Paper Review 1: ELIZA — A Computer Program for the Study of Natural Language Communication Between Man and Machine

Fatih Cagatay Akyon
NLP Chatbot Survey
Published in
2 min readOct 11, 2018

In this post, the paper “ELIZA — a computer program for the study of natural language communication between man and machine” is summarized.

Joseph Weizenbaum. 1966. ELIZA — a computer program for the study of natural language communication between man and machine. Commun. ACM 9, 1 (January 1966), 36–45

User interface of the Eliza.

Eliza is a computer program performing primitive forms of natural language processing tasks. It was created by Joseph Weizenbaum at MIT in 1966. It makes natural language conversations between a human and a computer possible. Eliza enables communication with pattern matching and substitution approaches but it does not use context information. Still, it is an important step in the evolution of natural language processing. Eliza processes user inputs and produces output for a given input, based on the rules provided by scripts. The creator of Eliza, Weizenbaum, identified 5 problems to be solved in Eliza scripts. These are the identification of key words, the discovery of minimal context, the choice of appropriate transformations, generation of responses in the absence of key words and the provision of an editing capability for Eliza scripts. The answers to these questions are critical in forming scripts and Weizenbaum solved these problems.

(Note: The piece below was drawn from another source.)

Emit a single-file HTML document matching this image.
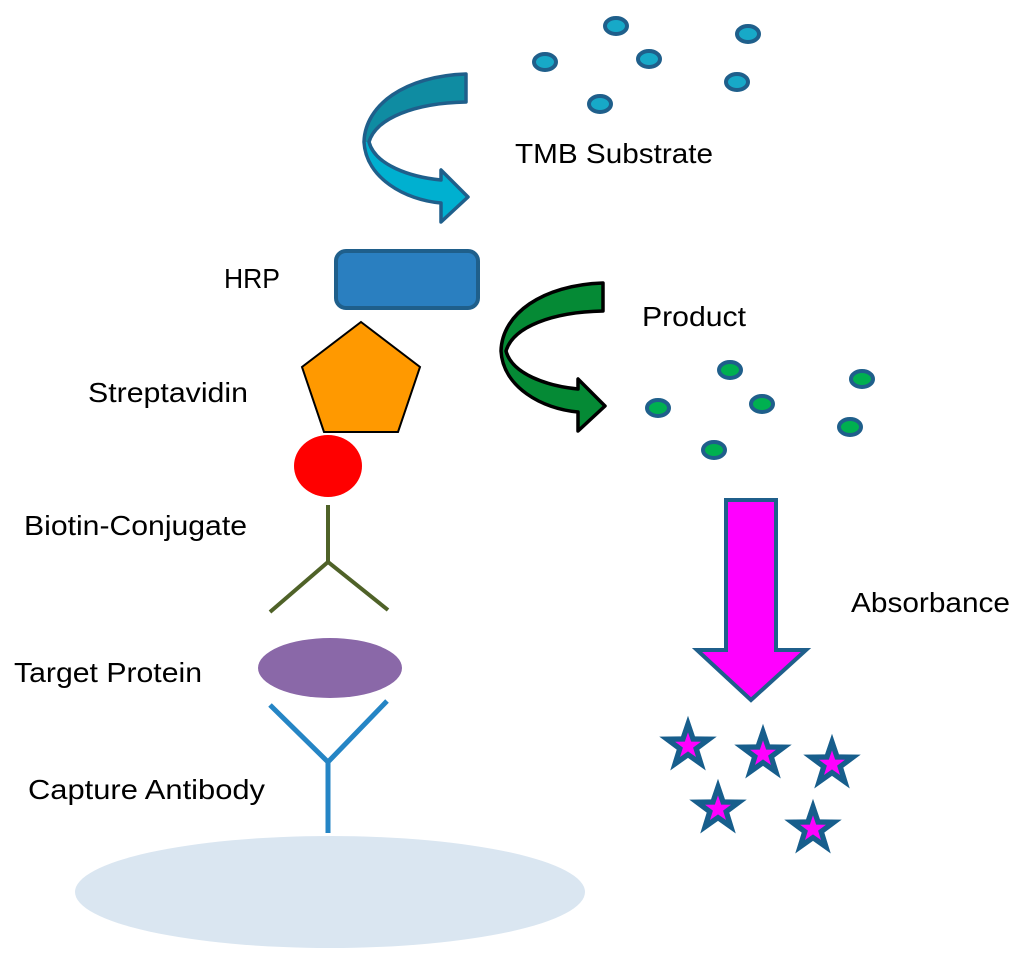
<!DOCTYPE html>
<html><head><style>html,body{margin:0;padding:0;background:#fff}svg{display:block}</style></head>
<body>
<svg width="1024" height="963" viewBox="0 0 1024 963" xmlns="http://www.w3.org/2000/svg">
<defs>
<linearGradient id="g1" x1="0" y1="74" x2="0" y2="222" gradientUnits="userSpaceOnUse">
<stop offset="0.46" stop-color="#0F8CA2"/><stop offset="0.46" stop-color="#00B0D0"/></linearGradient>
<linearGradient id="g2" x1="0" y1="283" x2="0" y2="431" gradientUnits="userSpaceOnUse">
<stop offset="0.46" stop-color="#058A35"/><stop offset="0.46" stop-color="#00B050"/></linearGradient>
<polygon id="st" points="0,-28 6.47,-8.9 26.6,-8.65 10.46,3.4 16.46,22.65 0,11 -16.46,22.65 -10.46,3.4 -26.6,-8.65 -6.47,-8.9"/>
</defs>
<path d="M466,74 C405,76 365,105 364,142 C366,178 405,200 441,203 L441,222 L468,197 L441,170 L441,180 C410,177 375,165 369,142 C376,118 415,103 466,102 Z" fill="url(#g1)" stroke="#1F5F8B" stroke-width="3.5" stroke-linejoin="round"/>
<path transform="translate(137,209)" d="M466,74 C405,76 365,105 364,142 C366,178 405,200 441,203 L441,222 L468,197 L441,170 L441,180 C410,177 375,165 369,142 C376,118 415,103 466,102 Z" fill="url(#g2)" stroke="#000" stroke-width="3.5" stroke-linejoin="round"/>
<g fill="#17A9C8" stroke="#1F5F8B" stroke-width="4">
<ellipse cx="616" cy="26" rx="11" ry="8"/><ellipse cx="748" cy="34" rx="11" ry="8"/><ellipse cx="545" cy="62" rx="11" ry="8"/><ellipse cx="649" cy="59" rx="11" ry="8"/><ellipse cx="737" cy="82" rx="11" ry="8"/><ellipse cx="600" cy="104" rx="11" ry="8"/>
</g>
<g fill="#00B050" stroke="#1F5F8B" stroke-width="4">
<ellipse cx="730" cy="370" rx="11" ry="8"/><ellipse cx="862" cy="379" rx="11" ry="8"/><ellipse cx="658" cy="408" rx="11" ry="8"/><ellipse cx="762" cy="404" rx="11" ry="8"/><ellipse cx="850" cy="427" rx="11" ry="8"/><ellipse cx="714" cy="450" rx="11" ry="8"/>
</g>
<rect x="336" y="251" width="142" height="57" rx="10" fill="#2A7FC0" stroke="#1F5F8B" stroke-width="4"/>
<polygon points="361,322 420,367 398,432 324,432 302,367" fill="#FF9900" stroke="#000" stroke-width="2"/>
<ellipse cx="328" cy="466" rx="34" ry="31" fill="#FF0000"/>
<g stroke="#4F6228" stroke-width="4" fill="none"><line x1="328" y1="505" x2="328" y2="562"/><polyline points="270,612 328,562 388,610"/></g>
<ellipse cx="330" cy="668" rx="72" ry="30" fill="#8A68A8"/>
<g stroke="#2585C5" stroke-width="5" fill="none"><polyline points="270,705 328,762 387,701"/><line x1="328" y1="762" x2="328" y2="833"/></g>
<ellipse cx="330" cy="892" rx="255" ry="56" fill="#DAE6F1"/>
<polygon points="726,500 776,500 776,650 806,650 751,700 697,650 726,650" fill="#FF00FF" stroke="#1F5F8B" stroke-width="4" stroke-linejoin="miter"/>
<g>
<g transform="translate(688,746) scale(1.08)"><use href="#st" fill="#175E8C"/><use href="#st" fill="#FF00FF" transform="scale(0.45)"/></g>
<g transform="translate(763,754) scale(1.08)"><use href="#st" fill="#175E8C"/><use href="#st" fill="#FF00FF" transform="scale(0.45)"/></g>
<g transform="translate(832,764) scale(1.08)"><use href="#st" fill="#175E8C"/><use href="#st" fill="#FF00FF" transform="scale(0.45)"/></g>
<g transform="translate(718,809) scale(1.08)"><use href="#st" fill="#175E8C"/><use href="#st" fill="#FF00FF" transform="scale(0.45)"/></g>
<g transform="translate(813,829) scale(1.08)"><use href="#st" fill="#175E8C"/><use href="#st" fill="#FF00FF" transform="scale(0.45)"/></g>
</g>
<g font-family="Liberation Sans, sans-serif" font-size="28" fill="#000">
<text x="515" y="163" textLength="198" lengthAdjust="spacingAndGlyphs">TMB Substrate</text>
<text x="224" y="288" textLength="56" lengthAdjust="spacingAndGlyphs">HRP</text>
<text x="642" y="326" textLength="104" lengthAdjust="spacingAndGlyphs">Product</text>
<text x="88" y="402" textLength="160" lengthAdjust="spacingAndGlyphs">Streptavidin</text>
<text x="24" y="535" textLength="223" lengthAdjust="spacingAndGlyphs">Biotin-Conjugate</text>
<text x="14" y="682" textLength="188" lengthAdjust="spacingAndGlyphs">Target Protein</text>
<text x="28" y="799" textLength="237" lengthAdjust="spacingAndGlyphs">Capture Antibody</text>
<text x="851" y="612" textLength="159" lengthAdjust="spacingAndGlyphs">Absorbance</text>
</g>
</svg>
</body></html>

Eliza’s input processing starts with key words analysis. Key words are important and scripts assign ranks to these key words. If there are key words, they are sorted according to their rank and the input sentence is processed using the rule associated with the key word having highest rank. After identifying key words, Eliza applies a transformation rule, consisting of two parts — decomposition and reassembly. Decomposition rule breaks the input into pieces according to key words and applies proper transformations. Then, decomposition rule forms reassembly rules to follow when reconstructing the sentence. This rule takes parts of the input sentence that the decomposition rule created and rearranges them in a suitable form. All in all, Eliza implements a bunch of rules to create response from a user input.